Task to carry out:
Starting with the first line of the listing, quote each line exactly until and including the one with "const yTicks = [-10000, -5000, 0, 5000, 10000, 15000, 20000];", leaving pictures out.

Start of Information supplied

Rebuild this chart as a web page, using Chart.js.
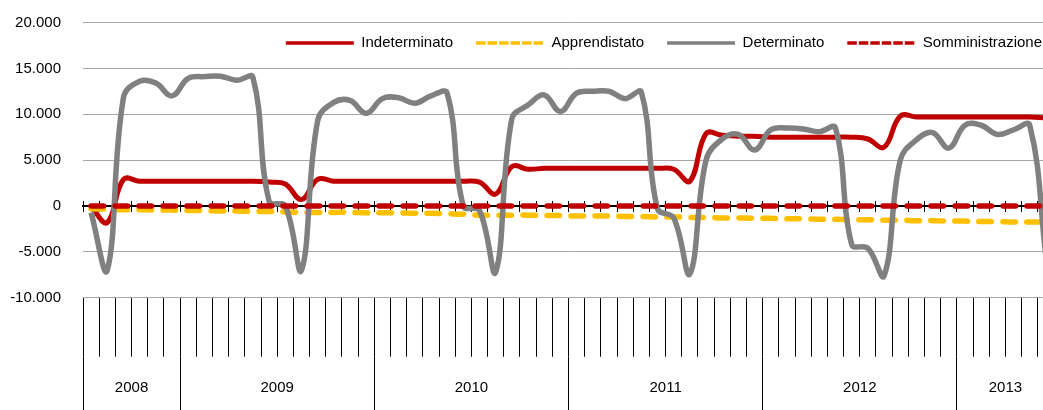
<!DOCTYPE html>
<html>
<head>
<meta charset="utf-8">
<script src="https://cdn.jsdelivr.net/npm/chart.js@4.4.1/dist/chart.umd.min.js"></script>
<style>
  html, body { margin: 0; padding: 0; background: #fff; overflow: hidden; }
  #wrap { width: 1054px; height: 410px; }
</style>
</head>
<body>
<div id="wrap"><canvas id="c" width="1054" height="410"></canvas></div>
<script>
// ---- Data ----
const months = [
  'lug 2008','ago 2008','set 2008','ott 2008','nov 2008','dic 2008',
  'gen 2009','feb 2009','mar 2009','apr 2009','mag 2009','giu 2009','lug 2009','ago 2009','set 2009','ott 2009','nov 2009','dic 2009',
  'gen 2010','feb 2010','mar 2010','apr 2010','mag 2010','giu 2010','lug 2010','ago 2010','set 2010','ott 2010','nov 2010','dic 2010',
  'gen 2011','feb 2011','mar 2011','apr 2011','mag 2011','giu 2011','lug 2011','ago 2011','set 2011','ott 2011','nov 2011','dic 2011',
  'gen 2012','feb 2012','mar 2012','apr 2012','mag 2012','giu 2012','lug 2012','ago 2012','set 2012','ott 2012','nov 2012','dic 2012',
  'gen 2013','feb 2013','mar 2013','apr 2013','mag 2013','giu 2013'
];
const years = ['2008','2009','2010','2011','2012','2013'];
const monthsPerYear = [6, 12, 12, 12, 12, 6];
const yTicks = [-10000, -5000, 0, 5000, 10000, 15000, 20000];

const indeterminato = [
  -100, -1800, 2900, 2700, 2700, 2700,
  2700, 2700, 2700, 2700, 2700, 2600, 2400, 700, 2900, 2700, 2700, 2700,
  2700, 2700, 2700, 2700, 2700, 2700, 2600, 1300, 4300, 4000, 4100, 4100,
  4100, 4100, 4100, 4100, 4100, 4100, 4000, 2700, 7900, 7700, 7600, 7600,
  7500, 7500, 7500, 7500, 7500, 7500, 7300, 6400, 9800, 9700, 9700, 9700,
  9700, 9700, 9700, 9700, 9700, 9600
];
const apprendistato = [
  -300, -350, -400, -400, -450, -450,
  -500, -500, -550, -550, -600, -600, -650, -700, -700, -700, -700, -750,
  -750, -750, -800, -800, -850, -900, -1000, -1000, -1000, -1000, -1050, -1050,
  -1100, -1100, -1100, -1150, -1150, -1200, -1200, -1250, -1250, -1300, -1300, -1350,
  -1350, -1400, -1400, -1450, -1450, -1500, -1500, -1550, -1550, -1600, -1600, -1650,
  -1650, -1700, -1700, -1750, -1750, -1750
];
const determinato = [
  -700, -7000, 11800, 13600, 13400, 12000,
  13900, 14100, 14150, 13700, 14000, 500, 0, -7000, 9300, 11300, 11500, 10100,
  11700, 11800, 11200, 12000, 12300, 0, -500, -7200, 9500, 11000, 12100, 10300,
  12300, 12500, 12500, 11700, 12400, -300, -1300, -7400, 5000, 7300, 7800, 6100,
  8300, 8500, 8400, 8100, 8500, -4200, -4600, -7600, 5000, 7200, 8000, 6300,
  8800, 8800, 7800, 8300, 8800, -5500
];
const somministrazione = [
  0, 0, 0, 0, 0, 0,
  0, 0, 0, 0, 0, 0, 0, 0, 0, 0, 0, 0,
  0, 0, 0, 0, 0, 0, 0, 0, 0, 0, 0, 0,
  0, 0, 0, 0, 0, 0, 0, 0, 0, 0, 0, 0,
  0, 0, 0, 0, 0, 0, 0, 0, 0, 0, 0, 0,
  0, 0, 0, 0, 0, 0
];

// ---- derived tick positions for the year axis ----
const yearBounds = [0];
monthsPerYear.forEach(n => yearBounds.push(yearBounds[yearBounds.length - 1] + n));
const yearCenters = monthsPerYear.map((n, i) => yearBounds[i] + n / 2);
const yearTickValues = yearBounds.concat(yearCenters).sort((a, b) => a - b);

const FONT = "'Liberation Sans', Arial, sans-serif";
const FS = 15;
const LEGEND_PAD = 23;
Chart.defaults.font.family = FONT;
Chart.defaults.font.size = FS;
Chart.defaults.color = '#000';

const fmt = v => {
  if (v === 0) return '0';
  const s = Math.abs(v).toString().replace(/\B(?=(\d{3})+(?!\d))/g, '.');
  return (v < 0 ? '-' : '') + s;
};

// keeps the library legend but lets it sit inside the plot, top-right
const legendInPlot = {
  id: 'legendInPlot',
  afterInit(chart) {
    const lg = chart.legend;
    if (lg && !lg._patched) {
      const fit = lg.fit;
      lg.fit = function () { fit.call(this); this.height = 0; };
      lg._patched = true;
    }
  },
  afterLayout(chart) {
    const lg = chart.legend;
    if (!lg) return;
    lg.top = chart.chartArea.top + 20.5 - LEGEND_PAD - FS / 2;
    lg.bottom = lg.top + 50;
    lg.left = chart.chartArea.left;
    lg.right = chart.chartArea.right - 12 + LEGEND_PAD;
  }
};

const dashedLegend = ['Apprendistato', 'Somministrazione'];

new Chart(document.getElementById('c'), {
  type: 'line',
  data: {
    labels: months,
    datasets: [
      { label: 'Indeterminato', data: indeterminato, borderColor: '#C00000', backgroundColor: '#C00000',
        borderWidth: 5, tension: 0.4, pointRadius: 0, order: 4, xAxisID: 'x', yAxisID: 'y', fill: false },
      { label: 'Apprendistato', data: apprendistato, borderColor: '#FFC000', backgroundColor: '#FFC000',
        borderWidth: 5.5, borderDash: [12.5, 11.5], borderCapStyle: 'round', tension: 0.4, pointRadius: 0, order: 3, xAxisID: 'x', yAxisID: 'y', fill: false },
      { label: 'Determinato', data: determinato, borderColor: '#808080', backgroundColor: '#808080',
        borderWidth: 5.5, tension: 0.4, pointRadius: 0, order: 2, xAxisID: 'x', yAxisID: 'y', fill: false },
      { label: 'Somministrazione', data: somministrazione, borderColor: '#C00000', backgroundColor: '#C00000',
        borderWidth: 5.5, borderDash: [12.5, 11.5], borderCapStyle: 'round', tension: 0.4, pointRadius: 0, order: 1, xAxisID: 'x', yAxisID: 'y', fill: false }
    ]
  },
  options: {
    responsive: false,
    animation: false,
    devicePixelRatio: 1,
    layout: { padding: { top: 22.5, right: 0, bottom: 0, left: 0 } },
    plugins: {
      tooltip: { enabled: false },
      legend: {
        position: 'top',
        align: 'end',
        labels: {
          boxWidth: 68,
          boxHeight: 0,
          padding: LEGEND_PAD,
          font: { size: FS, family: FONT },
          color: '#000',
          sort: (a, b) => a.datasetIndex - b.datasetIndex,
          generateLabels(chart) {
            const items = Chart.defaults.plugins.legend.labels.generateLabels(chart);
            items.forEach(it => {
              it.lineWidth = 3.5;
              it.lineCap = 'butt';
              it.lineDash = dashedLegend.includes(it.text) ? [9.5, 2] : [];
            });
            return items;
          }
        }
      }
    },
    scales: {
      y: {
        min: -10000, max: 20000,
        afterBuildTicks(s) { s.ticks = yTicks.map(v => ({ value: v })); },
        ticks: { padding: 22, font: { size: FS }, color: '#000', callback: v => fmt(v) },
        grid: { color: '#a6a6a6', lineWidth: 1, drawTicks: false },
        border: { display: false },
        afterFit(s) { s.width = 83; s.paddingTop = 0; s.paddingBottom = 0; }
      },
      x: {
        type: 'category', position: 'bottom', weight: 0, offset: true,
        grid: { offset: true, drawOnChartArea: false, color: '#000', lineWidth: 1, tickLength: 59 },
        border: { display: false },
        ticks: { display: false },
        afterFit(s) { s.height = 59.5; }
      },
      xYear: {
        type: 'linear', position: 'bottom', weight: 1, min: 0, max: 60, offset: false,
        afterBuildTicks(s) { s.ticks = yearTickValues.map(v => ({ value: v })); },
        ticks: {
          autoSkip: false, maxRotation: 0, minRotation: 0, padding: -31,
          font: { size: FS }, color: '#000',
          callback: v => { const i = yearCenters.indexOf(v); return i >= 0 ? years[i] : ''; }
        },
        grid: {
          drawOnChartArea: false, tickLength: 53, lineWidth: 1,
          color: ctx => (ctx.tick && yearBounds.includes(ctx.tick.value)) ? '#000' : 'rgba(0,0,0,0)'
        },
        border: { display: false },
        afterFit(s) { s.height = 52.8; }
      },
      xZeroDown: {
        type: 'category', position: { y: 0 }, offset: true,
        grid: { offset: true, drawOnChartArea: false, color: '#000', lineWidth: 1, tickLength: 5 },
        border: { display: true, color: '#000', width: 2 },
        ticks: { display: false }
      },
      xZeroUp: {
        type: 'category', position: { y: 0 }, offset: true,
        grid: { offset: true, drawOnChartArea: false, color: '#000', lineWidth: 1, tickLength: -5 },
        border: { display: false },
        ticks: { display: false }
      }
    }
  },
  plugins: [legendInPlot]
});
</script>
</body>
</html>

End of Information supplied

Full output:
Rebuild this chart as a web page, using Chart.js.
<!DOCTYPE html>
<html>
<head>
<meta charset="utf-8">
<script src="https://cdn.jsdelivr.net/npm/chart.js@4.4.1/dist/chart.umd.min.js"></script>
<style>
  html, body { margin: 0; padding: 0; background: #fff; overflow: hidden; }
  #wrap { width: 1054px; height: 410px; }
</style>
</head>
<body>
<div id="wrap"><canvas id="c" width="1054" height="410"></canvas></div>
<script>
// ---- Data ----
const months = [
  'lug 2008','ago 2008','set 2008','ott 2008','nov 2008','dic 2008',
  'gen 2009','feb 2009','mar 2009','apr 2009','mag 2009','giu 2009','lug 2009','ago 2009','set 2009','ott 2009','nov 2009','dic 2009',
  'gen 2010','feb 2010','mar 2010','apr 2010','mag 2010','giu 2010','lug 2010','ago 2010','set 2010','ott 2010','nov 2010','dic 2010',
  'gen 2011','feb 2011','mar 2011','apr 2011','mag 2011','giu 2011','lug 2011','ago 2011','set 2011','ott 2011','nov 2011','dic 2011',
  'gen 2012','feb 2012','mar 2012','apr 2012','mag 2012','giu 2012','lug 2012','ago 2012','set 2012','ott 2012','nov 2012','dic 2012',
  'gen 2013','feb 2013','mar 2013','apr 2013','mag 2013','giu 2013'
];
const years = ['2008','2009','2010','2011','2012','2013'];
const monthsPerYear = [6, 12, 12, 12, 12, 6];
const yTicks = [-10000, -5000, 0, 5000, 10000, 15000, 20000];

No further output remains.